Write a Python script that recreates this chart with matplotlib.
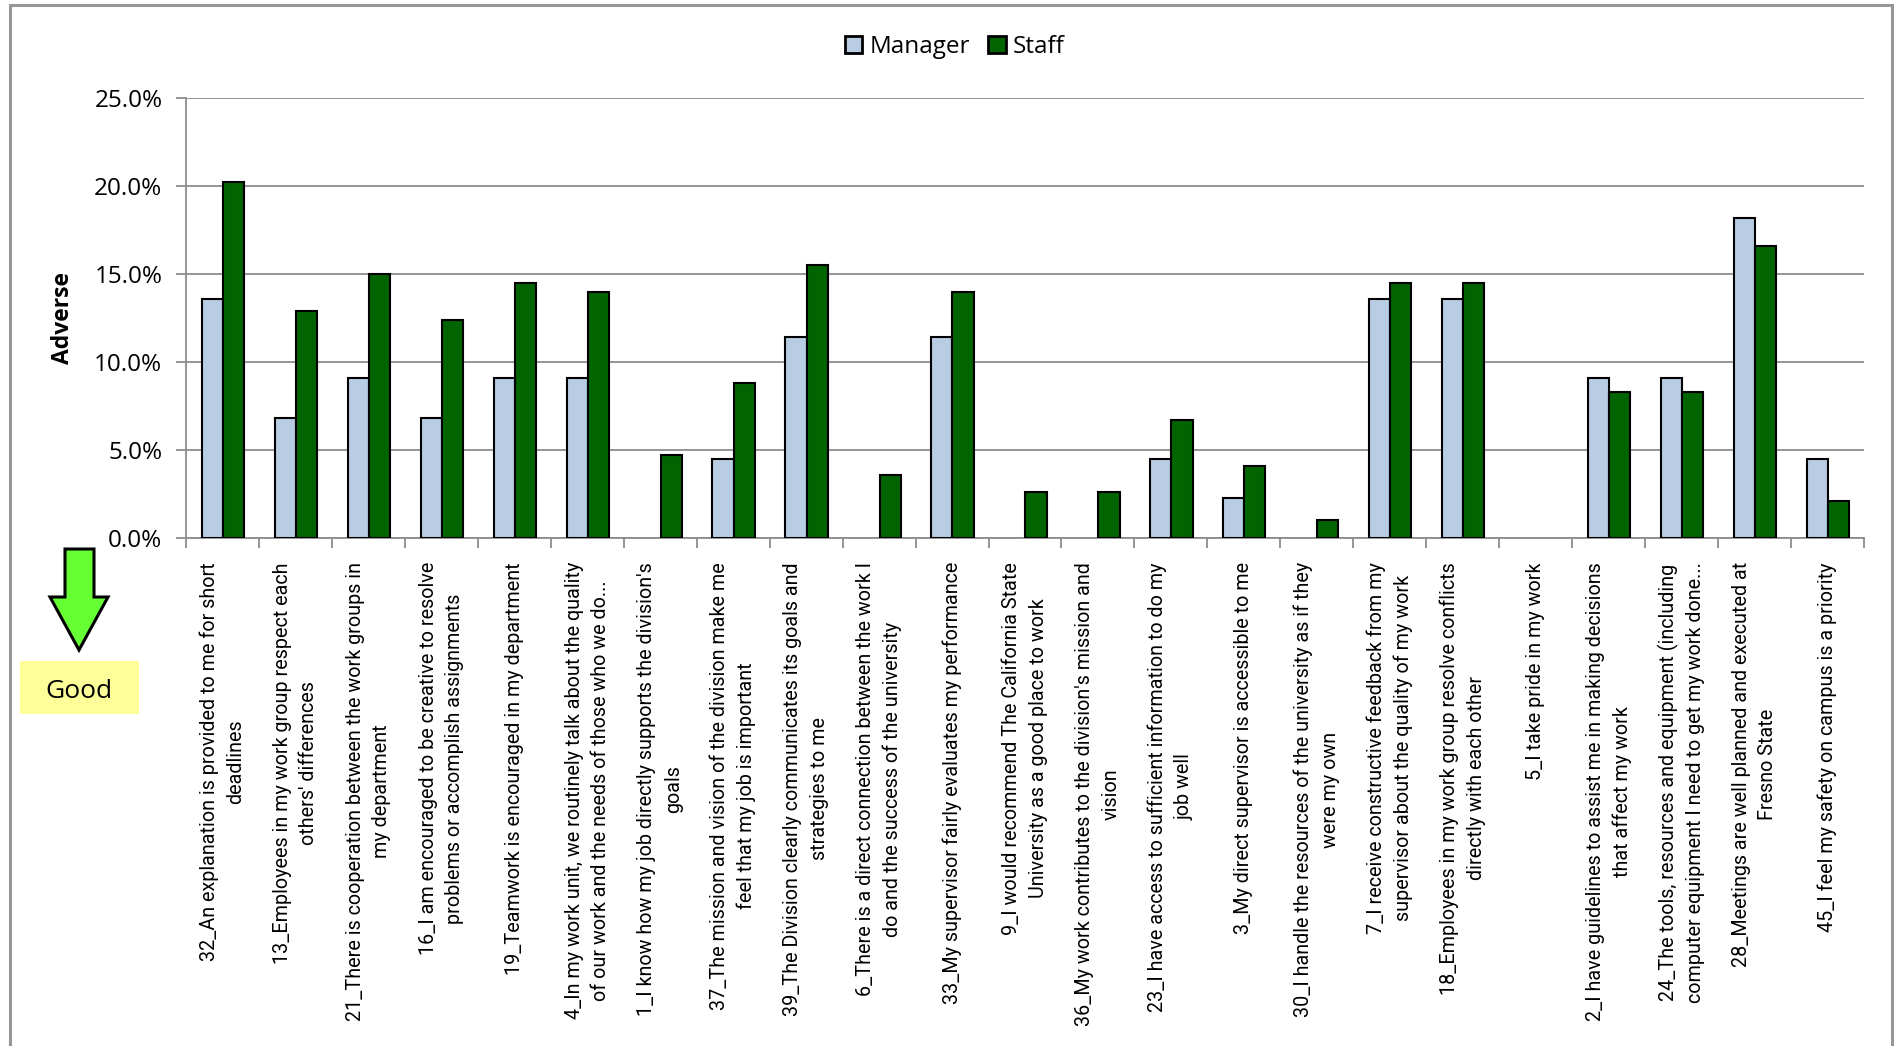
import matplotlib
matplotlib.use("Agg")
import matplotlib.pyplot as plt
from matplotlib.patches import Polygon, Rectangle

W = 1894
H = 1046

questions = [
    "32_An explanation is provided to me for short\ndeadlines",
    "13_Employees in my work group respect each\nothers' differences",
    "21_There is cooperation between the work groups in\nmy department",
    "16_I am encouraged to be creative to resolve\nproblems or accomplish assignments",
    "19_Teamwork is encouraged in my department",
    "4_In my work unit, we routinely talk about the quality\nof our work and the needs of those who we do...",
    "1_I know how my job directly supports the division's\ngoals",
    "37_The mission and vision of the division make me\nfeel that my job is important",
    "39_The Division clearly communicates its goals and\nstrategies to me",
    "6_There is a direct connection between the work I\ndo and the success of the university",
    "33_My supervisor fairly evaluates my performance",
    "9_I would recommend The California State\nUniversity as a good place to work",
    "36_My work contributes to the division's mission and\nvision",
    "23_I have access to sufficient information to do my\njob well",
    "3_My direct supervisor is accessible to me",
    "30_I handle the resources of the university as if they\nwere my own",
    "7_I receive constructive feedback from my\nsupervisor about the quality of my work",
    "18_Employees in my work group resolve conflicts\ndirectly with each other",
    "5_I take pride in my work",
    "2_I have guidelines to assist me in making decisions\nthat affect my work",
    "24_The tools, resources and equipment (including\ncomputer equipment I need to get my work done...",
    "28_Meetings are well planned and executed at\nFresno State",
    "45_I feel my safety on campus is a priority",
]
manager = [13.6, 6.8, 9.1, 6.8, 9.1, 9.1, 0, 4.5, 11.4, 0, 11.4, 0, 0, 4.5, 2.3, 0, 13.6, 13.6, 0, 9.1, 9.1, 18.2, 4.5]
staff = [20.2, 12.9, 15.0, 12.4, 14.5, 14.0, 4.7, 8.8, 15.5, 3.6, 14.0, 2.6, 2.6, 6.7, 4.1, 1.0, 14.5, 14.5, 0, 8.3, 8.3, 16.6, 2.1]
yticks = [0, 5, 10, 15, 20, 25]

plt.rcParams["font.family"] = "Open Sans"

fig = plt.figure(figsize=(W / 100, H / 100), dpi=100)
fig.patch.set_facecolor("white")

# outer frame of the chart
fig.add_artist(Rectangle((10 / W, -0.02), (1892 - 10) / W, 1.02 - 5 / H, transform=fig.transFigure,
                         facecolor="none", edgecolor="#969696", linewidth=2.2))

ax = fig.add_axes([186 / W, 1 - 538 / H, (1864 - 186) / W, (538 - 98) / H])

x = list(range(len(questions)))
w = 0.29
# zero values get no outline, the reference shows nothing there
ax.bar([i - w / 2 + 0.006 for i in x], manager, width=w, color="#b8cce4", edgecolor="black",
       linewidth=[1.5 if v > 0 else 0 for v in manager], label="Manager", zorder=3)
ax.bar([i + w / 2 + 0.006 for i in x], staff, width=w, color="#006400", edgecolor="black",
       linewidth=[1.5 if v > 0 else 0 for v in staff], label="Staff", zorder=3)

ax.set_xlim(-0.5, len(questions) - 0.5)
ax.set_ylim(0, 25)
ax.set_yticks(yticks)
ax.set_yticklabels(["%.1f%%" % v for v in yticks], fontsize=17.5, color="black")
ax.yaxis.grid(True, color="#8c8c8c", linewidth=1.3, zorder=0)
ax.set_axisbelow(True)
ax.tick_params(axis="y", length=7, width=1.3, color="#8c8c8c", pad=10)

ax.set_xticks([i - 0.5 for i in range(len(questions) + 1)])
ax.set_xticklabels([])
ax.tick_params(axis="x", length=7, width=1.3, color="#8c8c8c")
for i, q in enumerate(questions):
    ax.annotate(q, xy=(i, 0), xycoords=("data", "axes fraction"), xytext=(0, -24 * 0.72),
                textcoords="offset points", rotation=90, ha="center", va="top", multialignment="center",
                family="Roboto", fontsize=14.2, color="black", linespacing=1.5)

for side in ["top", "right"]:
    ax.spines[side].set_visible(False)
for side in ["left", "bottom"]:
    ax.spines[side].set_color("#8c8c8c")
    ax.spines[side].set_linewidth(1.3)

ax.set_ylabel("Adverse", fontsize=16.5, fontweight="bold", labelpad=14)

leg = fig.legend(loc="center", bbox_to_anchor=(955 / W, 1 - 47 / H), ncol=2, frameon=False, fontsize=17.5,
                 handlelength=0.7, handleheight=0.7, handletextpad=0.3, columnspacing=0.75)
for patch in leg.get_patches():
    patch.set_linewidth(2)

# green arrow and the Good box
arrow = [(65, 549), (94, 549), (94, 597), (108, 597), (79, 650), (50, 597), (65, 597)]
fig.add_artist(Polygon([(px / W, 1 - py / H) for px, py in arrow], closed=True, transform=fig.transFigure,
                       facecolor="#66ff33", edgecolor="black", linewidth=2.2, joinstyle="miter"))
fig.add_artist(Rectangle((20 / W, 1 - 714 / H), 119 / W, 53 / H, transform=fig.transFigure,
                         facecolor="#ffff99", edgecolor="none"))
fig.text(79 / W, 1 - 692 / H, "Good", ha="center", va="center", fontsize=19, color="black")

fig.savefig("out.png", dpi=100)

[Description of the task]:
The material above holds pictures; copy everything else in it exactly.

[Written response]:
Write a Python script that recreates this chart with matplotlib.
import matplotlib
matplotlib.use("Agg")
import matplotlib.pyplot as plt
from matplotlib.patches import Polygon, Rectangle

W = 1894
H = 1046

questions = [
    "32_An explanation is provided to me for short\ndeadlines",
    "13_Employees in my work group respect each\nothers' differences",
    "21_There is cooperation between the work groups in\nmy department",
    "16_I am encouraged to be creative to resolve\nproblems or accomplish assignments",
    "19_Teamwork is encouraged in my department",
    "4_In my work unit, we routinely talk about the quality\nof our work and the needs of those who we do...",
    "1_I know how my job directly supports the division's\ngoals",
    "37_The mission and vision of the division make me\nfeel that my job is important",
    "39_The Division clearly communicates its goals and\nstrategies to me",
    "6_There is a direct connection between the work I\ndo and the success of the university",
    "33_My supervisor fairly evaluates my performance",
    "9_I would recommend The California State\nUniversity as a good place to work",
    "36_My work contributes to the division's mission and\nvision",
    "23_I have access to sufficient information to do my\njob well",
    "3_My direct supervisor is accessible to me",
    "30_I handle the resources of the university as if they\nwere my own",
    "7_I receive constructive feedback from my\nsupervisor about the quality of my work",
    "18_Employees in my work group resolve conflicts\ndirectly with each other",
    "5_I take pride in my work",
    "2_I have guidelines to assist me in making decisions\nthat affect my work",
    "24_The tools, resources and equipment (including\ncomputer equipment I need to get my work done...",
    "28_Meetings are well planned and executed at\nFresno State",
    "45_I feel my safety on campus is a priority",
]
manager = [13.6, 6.8, 9.1, 6.8, 9.1, 9.1, 0, 4.5, 11.4, 0, 11.4, 0, 0, 4.5, 2.3, 0, 13.6, 13.6, 0, 9.1, 9.1, 18.2, 4.5]
staff = [20.2, 12.9, 15.0, 12.4, 14.5, 14.0, 4.7, 8.8, 15.5, 3.6, 14.0, 2.6, 2.6, 6.7, 4.1, 1.0, 14.5, 14.5, 0, 8.3, 8.3, 16.6, 2.1]
yticks = [0, 5, 10, 15, 20, 25]

plt.rcParams["font.family"] = "Open Sans"

fig = plt.figure(figsize=(W / 100, H / 100), dpi=100)
fig.patch.set_facecolor("white")

# outer frame of the chart
fig.add_artist(Rectangle((10 / W, -0.02), (1892 - 10) / W, 1.02 - 5 / H, transform=fig.transFigure,
                         facecolor="none", edgecolor="#969696", linewidth=2.2))

ax = fig.add_axes([186 / W, 1 - 538 / H, (1864 - 186) / W, (538 - 98) / H])

x = list(range(len(questions)))
w = 0.29
# zero values get no outline, the reference shows nothing there
ax.bar([i - w / 2 + 0.006 for i in x], manager, width=w, color="#b8cce4", edgecolor="black",
       linewidth=[1.5 if v > 0 else 0 for v in manager], label="Manager", zorder=3)
ax.bar([i + w / 2 + 0.006 for i in x], staff, width=w, color="#006400", edgecolor="black",
       linewidth=[1.5 if v > 0 else 0 for v in staff], label="Staff", zorder=3)

ax.set_xlim(-0.5, len(questions) - 0.5)
ax.set_ylim(0, 25)
ax.set_yticks(yticks)
ax.set_yticklabels(["%.1f%%" % v for v in yticks], fontsize=17.5, color="black")
ax.yaxis.grid(True, color="#8c8c8c", linewidth=1.3, zorder=0)
ax.set_axisbelow(True)
ax.tick_params(axis="y", length=7, width=1.3, color="#8c8c8c", pad=10)

ax.set_xticks([i - 0.5 for i in range(len(questions) + 1)])
ax.set_xticklabels([])
ax.tick_params(axis="x", length=7, width=1.3, color="#8c8c8c")
for i, q in enumerate(questions):
    ax.annotate(q, xy=(i, 0), xycoords=("data", "axes fraction"), xytext=(0, -24 * 0.72),
                textcoords="offset points", rotation=90, ha="center", va="top", multialignment="center",
                family="Roboto", fontsize=14.2, color="black", linespacing=1.5)

for side in ["top", "right"]:
    ax.spines[side].set_visible(False)
for side in ["left", "bottom"]:
    ax.spines[side].set_color("#8c8c8c")
    ax.spines[side].set_linewidth(1.3)

ax.set_ylabel("Adverse", fontsize=16.5, fontweight="bold", labelpad=14)

leg = fig.legend(loc="center", bbox_to_anchor=(955 / W, 1 - 47 / H), ncol=2, frameon=False, fontsize=17.5,
                 handlelength=0.7, handleheight=0.7, handletextpad=0.3, columnspacing=0.75)
for patch in leg.get_patches():
    patch.set_linewidth(2)

# green arrow and the Good box
arrow = [(65, 549), (94, 549), (94, 597), (108, 597), (79, 650), (50, 597), (65, 597)]
fig.add_artist(Polygon([(px / W, 1 - py / H) for px, py in arrow], closed=True, transform=fig.transFigure,
                       facecolor="#66ff33", edgecolor="black", linewidth=2.2, joinstyle="miter"))
fig.add_artist(Rectangle((20 / W, 1 - 714 / H), 119 / W, 53 / H, transform=fig.transFigure,
                         facecolor="#ffff99", edgecolor="none"))
fig.text(79 / W, 1 - 692 / H, "Good", ha="center", va="center", fontsize=19, color="black")

fig.savefig("out.png", dpi=100)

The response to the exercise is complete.